Personal information
- Born: October 17, 2000 (age 24) Macedonia
- Nationality: Macedonian
- Listed height: 2.03 m (6 ft 8 in)

Career information
- Playing career: 2017–present

Career history
- 2017–2018: Rabotnički
- 2019–2020: Vardar
- 2020–present: Akademija FMP

= Slavčo Temelkovski =

Macedonian basketball player

Slavčo Temelkovski, Славчо Темелковски (born October 17, 2000) is a Macedonian professional basketball Center, who currently plays for Akademija FMP in the Macedonian First League.

==Early years==
On June 4, 2018, Temelkovski was named Most valuable player (MVP) on under-18 Final-four tournament in Skopje. In the final he posted 28 points and 20 rebounds, in a 93-69 win against MZT.

== Professional career ==
He started his career in Rabotnički.
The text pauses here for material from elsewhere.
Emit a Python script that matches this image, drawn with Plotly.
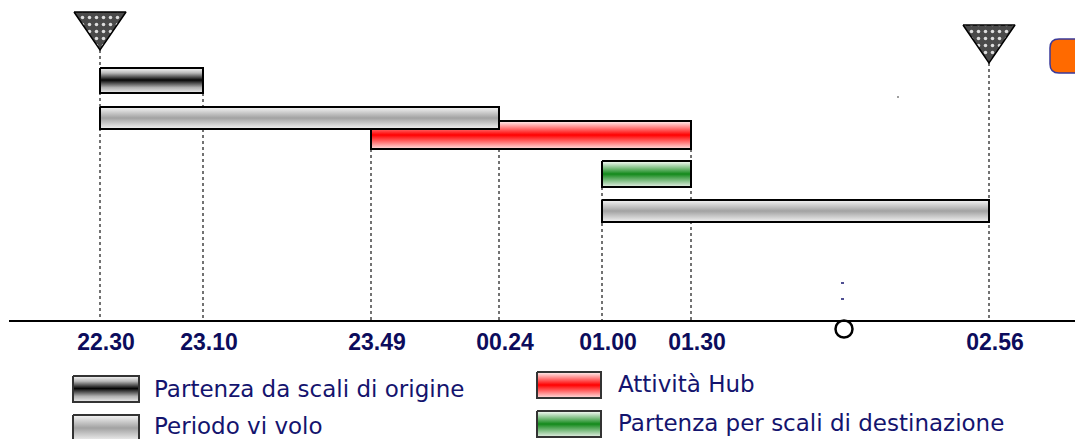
import plotly.graph_objects as go

# ---------------- data ----------------
tick_labels = ["22.30", "23.10", "23.49", "00.24", "01.00", "01.30", "02.56"]
# position of each time mark along the drawn time axis (axis units)
tick_pos = [100, 203, 371, 499, 602, 691, 989]

bar_names = ["Partenza da scali di origine", "Attività Hub", "Periodo vi volo",
             "Partenza per scali di destinazione", "Periodo vi volo"]
bar_start = ["22.30", "23.49", "22.30", "01.00", "01.00"]
bar_end = ["23.10", "01.30", "00.24", "01.30", "02.56"]
bar_kind = ["origine", "hub", "volo", "destinazione", "volo"]

legend_left = ["Partenza da scali di origine", "Periodo vi volo"]
legend_left_kind = ["origine", "volo"]
legend_right = ["Attività Hub", "Partenza per scali di destinazione"]
legend_right_kind = ["hub", "destinazione"]

start_mark = "22.30"
end_mark = "02.56"
now_mark = 844  # circle on the axis

# ---------------- styles ----------------
pos = dict(zip(tick_labels, tick_pos))
AXIS_Y = 321
W, H = 1075, 439

bar_rows = [(68, 93), (121, 149), (107, 129), (161, 187), (200, 222)]

scales = {
    "origine": [[0, "#eeeeee"], [0.22, "#b0b0b0"], [0.52, "#050505"], [0.8, "#b8b8b8"], [1, "#fafafa"]],
    "volo": [[0, "#f2f2f2"], [0.5, "#a2a2a2"], [1, "#f6f6f6"]],
    "hub": [[0, "#ffe2e2"], [0.5, "#ff0000"], [1, "#fff6f6"]],
    "destinazione": [[0, "#e8f0e8"], [0.5, "#12891a"], [1, "#ffffff"]],
}

NAVY = "#14146e"


def grad_rect(x0, x1, y0, y1, cs, color="black", lw=2):
    return go.Scatter(
        x=[x0, x1, x1, x0, x0], y=[y0, y0, y1, y1, y0],
        mode="lines", fill="toself",
        fillgradient=dict(type="vertical", colorscale=cs),
        line=dict(color=color, width=lw),
        hoverinfo="skip", showlegend=False,
    )


fig = go.Figure()

# triangles at start and end
tri_specs = [(start_mark, 12, 50), (end_mark, 25, 63)]
for lab, top, tip in tri_specs:
    cx = pos[lab]
    fig.add_trace(go.Scatter(
        x=[cx - 26, cx + 26, cx, cx - 26], y=[top, top, tip, top],
        mode="lines", fill="toself", fillcolor="#4a4a4a",
        fillpattern=dict(shape=".", bgcolor="#4a4a4a", fgcolor="#dddddd",
                         size=7, solidity=0.2, fillmode="replace"),
        line=dict(color="black", width=1.5),
        hoverinfo="skip", showlegend=False,
    ))

# bars
for name, s, e, k, (y0, y1) in zip(bar_names, bar_start, bar_end, bar_kind, bar_rows):
    t = grad_rect(pos[s], pos[e], y0, y1, scales[k])
    t.name = name
    fig.add_trace(t)

# legend swatches + text
left_rows = [(376, 402), (415, 441)]
right_rows = [(372, 398), (411, 437)]
left_text_y = [389, 426]
right_text_y = [384, 423]
for lab, k, (y0, y1), ty in zip(legend_left, legend_left_kind, left_rows, left_text_y):
    fig.add_trace(grad_rect(73, 139, y0, y1, scales[k], color="#333333", lw=2))
    fig.add_annotation(x=153, y=ty, text=lab, showarrow=False, borderpad=0,
                       xanchor="left", yanchor="middle",
                       font=dict(family="DejaVu Sans", size=23, color=NAVY))
for lab, k, (y0, y1), ty in zip(legend_right, legend_right_kind, right_rows, right_text_y):
    fig.add_annotation(x=617, y=ty, text=lab, showarrow=False, borderpad=0,
                       xanchor="left", yanchor="middle",
                       font=dict(family="DejaVu Sans", size=23, color=NAVY))
    fig.add_trace(grad_rect(537, 601, y0, y1, scales[k], color="#333333", lw=2))

# "now" circle on the axis
fig.add_trace(go.Scatter(
    x=[now_mark], y=[AXIS_Y + 8], mode="markers",
    marker=dict(symbol="circle", size=17, color="white",
                line=dict(color="black", width=2.5)),
    hoverinfo="skip", showlegend=False,
))

# dotted guide lines (below traces)
guide_tops = {"22.30": 50, "23.10": 93, "23.49": 149, "00.24": 107,
              "01.00": 187, "01.30": 149, "02.56": 63}
for lab, x in zip(tick_labels, tick_pos):
    fig.add_shape(type="line", x0=x, x1=x, y0=guide_tops[lab], y1=AXIS_Y,
                  xref="x", yref="y", layer="below",
                  line=dict(color="#444444", width=1.5, dash="dot"))

# orange rounded box at top right (clipped by the page edge)
x0, x1, y0, y1, r = 1050, 1110, 39, 73, 9
path = (f"M {x0+r},{y0} L {x1-r},{y0} Q {x1},{y0} {x1},{y0+r} L {x1},{y1-r} "
        f"Q {x1},{y1} {x1-r},{y1} L {x0+r},{y1} Q {x0},{y1} {x0},{y1-r} "
        f"L {x0},{y0+r} Q {x0},{y0} {x0+r},{y0} Z")
fig.add_shape(type="path", path=path, xref="x", yref="y",
              fillcolor="#ff6a00", line=dict(color="#3a3a9a", width=1.5))

# small stray marks
fig.add_shape(type="line", x0=897.5, x1=898.5, y0=97, y1=97, xref="x", yref="y",
              line=dict(color="black", width=1.5))
for yy in (283, 299):
    fig.add_shape(type="line", x0=841, x1=844, y0=yy, y1=yy, xref="x", yref="y",
                  line=dict(color=NAVY, width=1.5))

fig.update_layout(
    width=W, height=H,
    margin=dict(l=0, r=0, t=0, b=0),
    paper_bgcolor="white", plot_bgcolor="white",
    showlegend=False,
    xaxis=dict(
        domain=[9 / W, 1], range=[9, W],
        anchor="free", position=1 - AXIS_Y / H,
        showline=True, linecolor="black", linewidth=2,
        showgrid=False, zeroline=False, ticks="",
        tickvals=tick_pos, ticktext=[f"<b>{t}</b>" for t in tick_labels],
        tickfont=dict(family="Liberation Sans, Arial", size=23, color="#0c0c5c"),
        ticklabelshift=6, ticklabelstandoff=0,
        fixedrange=True,
    ),
    yaxis=dict(domain=[0, 1], range=[H, 0], visible=False, fixedrange=True),
)

fig.write_html(
    "out.html",
    config={"displayModeBar": False},
    post_script="document.body.style.margin='0';document.body.style.overflow='hidden';",
)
On his debut for the club, he achieved 1 assist and 4 rebounds in an 85–103 win over the Shkupi.

== Junior ABA League ==
On November 24, 2017, he was loaned to MZT Skopje U19 for the semi-final tournament in Belgrade. He made his debut for the MZT Skopje in their season opener scoring 6 points, seven rebounds and one assist in an 86–82 win over the Mornar Bar U19. He had the best performance on the tournament in the game against Cibona U19 scoring 16 points, 10 rebounds and 2 assists.